Harsh Realities of VFX Business
We all know that our favorite Vulcan wasn’t really lowered into a volcano in Star Trek Into Darkness. We know it was a visual special effect – VFX. If you’ve seen a movie in the last 20 years, you know that VFX have played an increasing role in movies. What you may not know is that the business model in VFX and in studios has driven an appalling number of VFX companies out of business.
One of the most bizarre examples is the brilliant company Rhythm & Hues, creator of VFX since 1987, including such beloved movies as Babe and Life of Pi. As Life of Pi was winning an Oscar, Rhythm & Hues was entering bankruptcy.
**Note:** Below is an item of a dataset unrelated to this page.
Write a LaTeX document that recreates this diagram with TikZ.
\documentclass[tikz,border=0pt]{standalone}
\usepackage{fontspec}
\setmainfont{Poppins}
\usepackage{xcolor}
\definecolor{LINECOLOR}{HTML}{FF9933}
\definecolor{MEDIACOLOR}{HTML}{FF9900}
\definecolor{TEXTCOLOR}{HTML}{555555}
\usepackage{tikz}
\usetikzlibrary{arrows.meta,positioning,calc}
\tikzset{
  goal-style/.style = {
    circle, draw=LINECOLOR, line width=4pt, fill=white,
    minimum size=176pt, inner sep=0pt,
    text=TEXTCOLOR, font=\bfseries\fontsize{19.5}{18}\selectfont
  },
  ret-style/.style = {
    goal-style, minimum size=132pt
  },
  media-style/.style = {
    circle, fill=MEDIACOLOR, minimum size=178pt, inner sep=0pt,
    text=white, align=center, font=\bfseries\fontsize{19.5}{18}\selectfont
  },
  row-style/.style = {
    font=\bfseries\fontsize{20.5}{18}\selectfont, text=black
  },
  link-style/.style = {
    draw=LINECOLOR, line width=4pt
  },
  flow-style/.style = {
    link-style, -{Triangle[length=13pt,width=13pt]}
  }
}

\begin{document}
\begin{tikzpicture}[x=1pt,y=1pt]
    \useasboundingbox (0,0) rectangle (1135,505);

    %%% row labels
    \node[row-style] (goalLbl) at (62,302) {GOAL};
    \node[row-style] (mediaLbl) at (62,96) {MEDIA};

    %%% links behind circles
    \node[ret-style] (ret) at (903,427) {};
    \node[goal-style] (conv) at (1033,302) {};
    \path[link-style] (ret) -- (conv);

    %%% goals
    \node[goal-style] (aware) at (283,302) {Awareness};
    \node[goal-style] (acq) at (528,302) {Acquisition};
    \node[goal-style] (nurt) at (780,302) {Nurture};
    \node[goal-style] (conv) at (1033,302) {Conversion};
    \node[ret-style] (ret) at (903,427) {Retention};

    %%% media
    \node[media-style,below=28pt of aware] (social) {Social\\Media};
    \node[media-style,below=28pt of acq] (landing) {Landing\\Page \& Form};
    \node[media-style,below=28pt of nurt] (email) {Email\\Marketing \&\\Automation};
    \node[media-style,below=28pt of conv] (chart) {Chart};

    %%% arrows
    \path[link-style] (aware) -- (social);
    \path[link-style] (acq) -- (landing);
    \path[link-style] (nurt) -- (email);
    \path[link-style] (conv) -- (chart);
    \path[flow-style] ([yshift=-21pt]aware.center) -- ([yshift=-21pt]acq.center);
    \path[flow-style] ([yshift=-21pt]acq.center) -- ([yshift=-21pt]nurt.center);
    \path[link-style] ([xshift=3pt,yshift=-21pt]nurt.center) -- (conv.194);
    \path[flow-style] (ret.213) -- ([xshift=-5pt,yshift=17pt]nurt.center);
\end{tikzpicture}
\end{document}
How could this happen??
This video, Life After Pi, talks about what happened: http://youtu.be/9lcB9u-9mVE
If you’ve ever run a business, you know that being held to a fixed price while the scope grows will give you nightmares. Early in my training career, I made my mark as a project manager by refusing to expand scope without more pay. Too often people feel they can’t do that, especially if their client is the “only game in town” or can blackball them.
Adding to the problem is that in spite of the long time it takes to develop VFX, directors hesitate to define what they need until the last minute. If some new effect captures the public’s attention, they want to be able to include it in their movie.
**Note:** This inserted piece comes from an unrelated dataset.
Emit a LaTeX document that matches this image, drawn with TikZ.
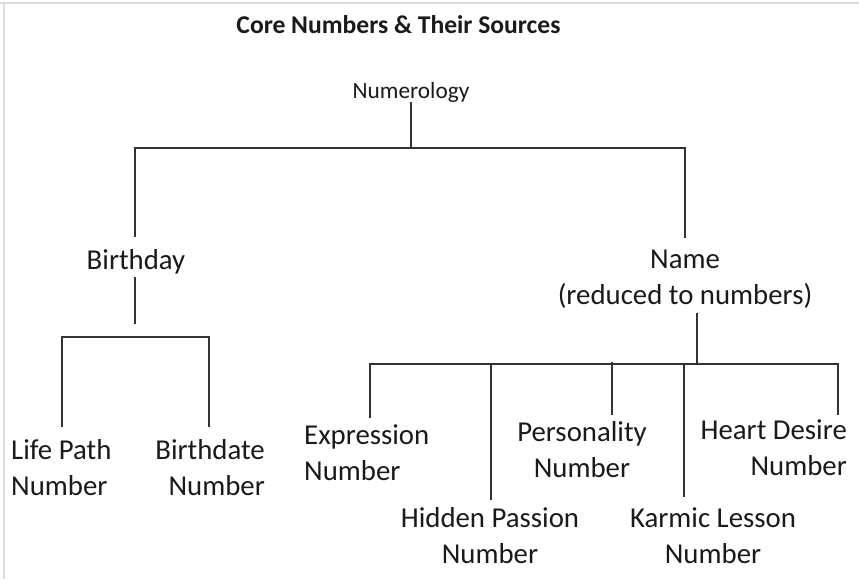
\documentclass[tikz,border=0pt]{standalone}
\usepackage{fontspec}
\setmainfont{Carlito}
\usetikzlibrary{calc}
\definecolor{ink}{HTML}{1A1A1A}
\definecolor{wire}{HTML}{333333}
\definecolor{framegray}{HTML}{DCDCDC}
\begin{document}
\begin{tikzpicture}[x=1pt,y=-1pt,
  lbl/.style={inner sep=0pt, text=ink, font=\fontsize{28.8}{35.5}\selectfont, anchor=base},
  conn/.style={draw=wire, line width=2pt, line join=miter}]
\useasboundingbox (0,0) rectangle (859,579);
\fill[white] (0,0) rectangle (859,579);
\draw[framegray, line width=2pt] (0,3) -- (859,3);
\draw[framegray, line width=2pt] (4,3) -- (4,579);

% texts (base = baseline of the last line)
\node[lbl, font=\bfseries\fontsize{25.6}{30}\selectfont] (title) at (398.5,33) {Core Numbers \& Their Sources};
\node[lbl, font=\fontsize{23.3}{28}\selectfont] (num) at (411,98) {Numerology};
\node[lbl] (bday) at (136,269) {Birthday};
\node[lbl, align=center] (name) at (685,304) {Name\\(reduced to numbers)};
\node[lbl, align=left, anchor=base west] (life) at (11,495) {Life Path\\Number};
\node[lbl, align=right, anchor=base east] (bdate) at (265,495) {Birthdate\\Number};
\node[lbl, align=left, anchor=base west] (expr) at (304,480) {Expression\\Number};
\node[lbl, align=center] (hidden) at (490,563) {Hidden Passion\\Number};
\node[lbl, align=center] (pers) at (582,477) {Personality\\Number};
\node[lbl, align=center] (karmic) at (713,563) {Karmic Lesson\\Number};
\node[lbl, align=right, anchor=base east] (heart) at (847,475) {Heart Desire\\Number};

% junction and end coordinates
\coordinate (topL) at (135,148);
\coordinate (topR) at (685,148);
\coordinate (bdayEnd) at (135,237);
\coordinate (nameEnd) at (685,238);
\coordinate (bdayStemA) at (135,277);
\coordinate (bdayStemB) at (135,324);
\coordinate (lifeEnd) at (62,427);
\coordinate (bdateEnd) at (209,427);
\coordinate (nameStemA) at (697,313);
\coordinate (nameBar) at (697,364);
\coordinate (exprEnd) at (370,418);
\coordinate (heartEnd) at (838,415);
\coordinate (hiddenTop) at (491,364);
\coordinate (hiddenEnd) at (491,500);
\coordinate (persTop) at (612,362);
\coordinate (persEnd) at (612,415);
\coordinate (karmicTop) at (684,364);
\coordinate (karmicEnd) at (684,497);

% connectors
\draw[conn] (num.south) -- (num.south |- topL);
\draw[conn] (bdayEnd) -- (topL) -- (topR) -- (nameEnd);
\draw[conn] (bdayStemA) -- (bdayStemB);
\draw[conn] (lifeEnd) |- (62,337) -- (209,337) -- (bdateEnd);
\draw[conn] (nameStemA) -- (nameBar);
\draw[conn] (exprEnd) |- (heartEnd |- nameBar) -- (heartEnd);
\draw[conn] (hiddenTop) -- (hiddenEnd);
\draw[conn] (persTop) -- (persEnd);
\draw[conn] (karmicTop) -- (karmicEnd);
\end{tikzpicture}
\end{document}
As the video mentioned, no longer do directors do the detailed planning up front that used to be required. I’ve found that many people in the business recoil in horror if I suggest project planning – “Oh my god, it would stifle our creativity!!” Hmm, research scientists in weapons and pharmaceutical organizations have said the same thing when their unlimited expenditures were curtailed. Instead they got more creative AND learned to plan their work. But right now we have enormous amounts being spent on studio tentpoles – and their suppliers being forced out of business. Hmm.
While we’re on the subject of strange business practices, I asked a Hollywood contact about accountability – wouldn’t the studio be held accountable if they used deceptive business practices on a movie? No!! Each movie is done as its own corporation – which is disbanded at the end of the movie project. Sure you could sue, but by the time anything happens in the judicial system, the work is done and that company no longer exists. Good luck on getting any judgment that has teeth, no matter how flagrant the violation!
Seems change is overdue and inevitable.